George Bush appointed Brown as FEMA director as a political favor. At the time, Bush probably thought the chances of a major disaster occurring were remote. So, he put one of his political cronies in charge of a very important agency.

Trent Lott accused Brown of padding his resume. But, even if Brown did pad his resume, in the business world the resume only gets you an interview and not the job. At the interview, they should have discovered that he wasn’t qualified for the job. Bush didn’t care. This was his friend and he was going to get the job.

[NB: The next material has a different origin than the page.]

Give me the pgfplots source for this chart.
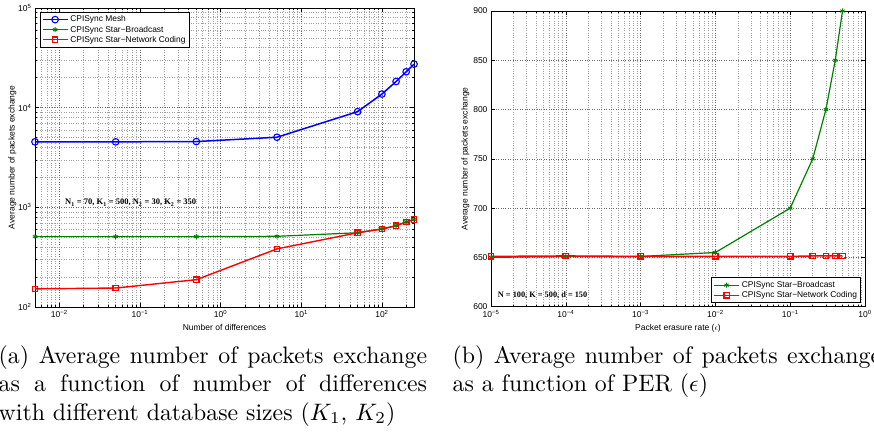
\documentclass[border=0pt]{standalone}
\usepackage{fontspec}
\usepackage{graphicx}
\usepackage{pgfplots}
\pgfplotsset{compat=1.18}
\newfontfamily\hv{Liberation Sans}
\newfontfamily\tm{Liberation Serif}
\definecolor{mgreen}{rgb}{0,0.5,0}
\definecolor{mblue}{rgb}{0,0,1}
\definecolor{mred}{rgb}{1,0,0}

\pgfplotstableread{
x      mesh   bc    nc
0.005  4540   508   152
0.05   4540   508   155
0.5    4570   508   188
5      5050   512   383
50     9120   556   556
100    13700  610   605
150    18300  655   652
200    22900  715   712
250    27350  755   755
}\tableA

\pgfplotstableread{
x       bc    nc
0.00001 650   651
0.0001  651   651.5
0.001   651   651
0.01    655   651
0.1     700   651
0.2     750   651.5
0.3     800   651.5
0.4     850   651.5
0.5     900   651.5
}\tableB

\newcommand\captxt[1]{\scalebox{2.38}{\fontsize{10}{12}\selectfont #1}}

\begin{document}
\begin{tikzpicture}[x=1pt,y=1pt]
\pgfplotsset{
  every axis/.append style={
    scale only axis, anchor=south west,
    axis line style={line width=0.9pt},
    tick align=inside,
    major tick length=4pt, minor tick length=2pt,
    every tick/.style={black, line width=0.5pt},
    tick label style={font=\hv\fontsize{8.5}{10}\selectfont},
    label style={font=\hv\fontsize{8.5}{10}\selectfont},
    major grid style={dotted, black!60, line width=0.5pt},
    minor grid style={dotted, black!38, line width=0.5pt},
    legend cell align=left,
    legend style={font=\hv\fontsize{8.4}{10}\selectfont, draw=black, line width=0.9pt, inner sep=1.5pt, row sep=-1.5pt},
    legend image code/.code={\draw[mark repeat=2,mark phase=2,##1] plot coordinates {(0pt,0pt) (12.5pt,0pt) (25pt,0pt)};},
  },
}
% ---------------- left axis ----------------
\begin{axis}[
  at={(35pt,124pt)}, width=379pt, height=299pt,
  xmode=log, ymode=log,
  xmin=0.005, xmax=250, ymin=100, ymax=100000,
  xtick={0.01,0.1,1,10,100},
  xticklabels={10\textsuperscript{−2},10\textsuperscript{−1},10\textsuperscript{0},10\textsuperscript{1},10\textsuperscript{2}},
  minor xtick={0.005,0.006,0.007,0.008,0.009,0.02,0.03,0.04,0.05,0.06,0.07,0.08,0.09,0.2,0.3,0.4,0.5,0.6,0.7,0.8,0.9,2,3,4,5,6,7,8,9,20,30,40,50,60,70,80,90,200},
  ytick={100,1000,10000,100000},
  yticklabels={10\textsuperscript{2},10\textsuperscript{3},10\textsuperscript{4},10\textsuperscript{5}},
  minor ytick={200,300,400,500,600,700,800,900,2000,3000,4000,5000,6000,7000,8000,9000,20000,30000,40000,50000,60000,70000,80000,90000},
  xmajorgrids, xminorgrids, ymajorgrids, yminorgrids,
  xlabel={Number of differences},
  ylabel={Average number of packets exchange},
  ylabel shift=-5pt,
  legend style={at={(0.013,0.987)}, anchor=north west},
]
\addplot[mblue, line width=1.5pt, mark=o, mark size=3.3pt, mark options={line width=1.1pt}] table[x=x,y=mesh] {\tableA};
\addlegendentry{CPISync Mesh}
\addplot[mgreen, line width=1.2pt, mark=asterisk, mark size=2.5pt, mark options={line width=0.9pt}] table[x=x,y=bc] {\tableA};
\addlegendentry{CPISync Star−Broadcast}
\addplot[mred, line width=1.4pt, mark=square, mark size=2.7pt, mark options={line width=1.3pt}] table[x=x,y=nc] {\tableA};
\addlegendentry{CPISync Star−Network Coding}
\end{axis}
\node[anchor=base west, inner sep=0, font=\tm\bfseries\fontsize{8.5}{10}\selectfont] at (65,226) {N\textsubscript{1} = 70, K\textsubscript{1} = 500, N\textsubscript{2} = 30, K\textsubscript{2} = 350};

% ---------------- right axis ----------------
\begin{axis}[
  at={(491pt,124.3pt)}, width=374pt, height=295.7pt,
  xmode=log,
  xmin=0.00001, xmax=1, ymin=600, ymax=900,
  xtick={0.00001,0.0001,0.001,0.01,0.1,1},
  xticklabels={10\textsuperscript{−5},10\textsuperscript{−4},10\textsuperscript{−3},10\textsuperscript{−2},10\textsuperscript{−1},10\textsuperscript{0}},
  minor xtick={0.00002,0.00003,0.00004,0.00005,0.00006,0.00007,0.00008,0.00009,0.0002,0.0003,0.0004,0.0005,0.0006,0.0007,0.0008,0.0009,0.002,0.003,0.004,0.005,0.006,0.007,0.008,0.009,0.02,0.03,0.04,0.05,0.06,0.07,0.08,0.09,0.2,0.3,0.4,0.5,0.6,0.7,0.8,0.9},
  ytick={600,650,700,750,800,850,900},
  yticklabels={600,650,700,750,800,850,900},
  xmajorgrids, xminorgrids, ymajorgrids,
  xlabel={Packet erasure rate ($\epsilon$)},
  ylabel={Average number of packets exchange},
  ylabel shift=-3pt,
  legend style={at={(0.989,0.0125)}, anchor=south east},
]
\addplot[mgreen, line width=1.2pt, mark=asterisk, mark size=2.5pt, mark options={line width=0.9pt}] table[x=x,y=bc] {\tableB};
\addlegendentry{CPISync Star−Broadcast}
\addplot[mred, line width=1.5pt, mark=square, mark size=2.7pt, mark options={line width=1.3pt}] table[x=x,y=nc] {\tableB};
\addlegendentry{CPISync Star−Network Coding}
\end{axis}
\node[anchor=base west, inner sep=0, font=\tm\bfseries\fontsize{8.3}{10}\selectfont] at (497.7,133.3) {N = 100, K = 500, d = 150};

% ---------------- captions ----------------
\begin{scope}[every node/.style={anchor=base west, inner sep=0}]
\node at (-1.5,68) {\captxt{\makebox[180pt][s]{(a) Average number of packets exchange}}};
\node at (-1.5,39.4) {\captxt{\makebox[180pt][s]{as a function of number of differences}}};
\node at (-1.5,10.8) {\captxt{with different database sizes ($K_1$, $K_2$)}};
\node at (452.5,68) {\captxt{\makebox[180pt][s]{(b) Average number of packets exchange}}};
\node at (452.5,39.4) {\captxt{as a function of PER ($\epsilon$)}};
\end{scope}
\pgfresetboundingbox
\useasboundingbox (0,0) rectangle (874,431);
\end{tikzpicture}
\end{document}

It should be obvious by now that Bush does not care about the average person. If you are not a multimillionaire you might as well not exist. He is only in office to help the rich. The people who voted for him should have realized this when he attacked the 40-hour workweek. He wanted to get a bill passed where a worker would get time-and-a-half after working 80 hours every two weeks instead of after working 40 hours a week. That should have indicated to the American people that he just doesn’t care about average people, no matter what color they are. He has created a political climate in which the giant corporations do not have to worry about how much they can exploit workers. They won’t get any resistance from the federal government.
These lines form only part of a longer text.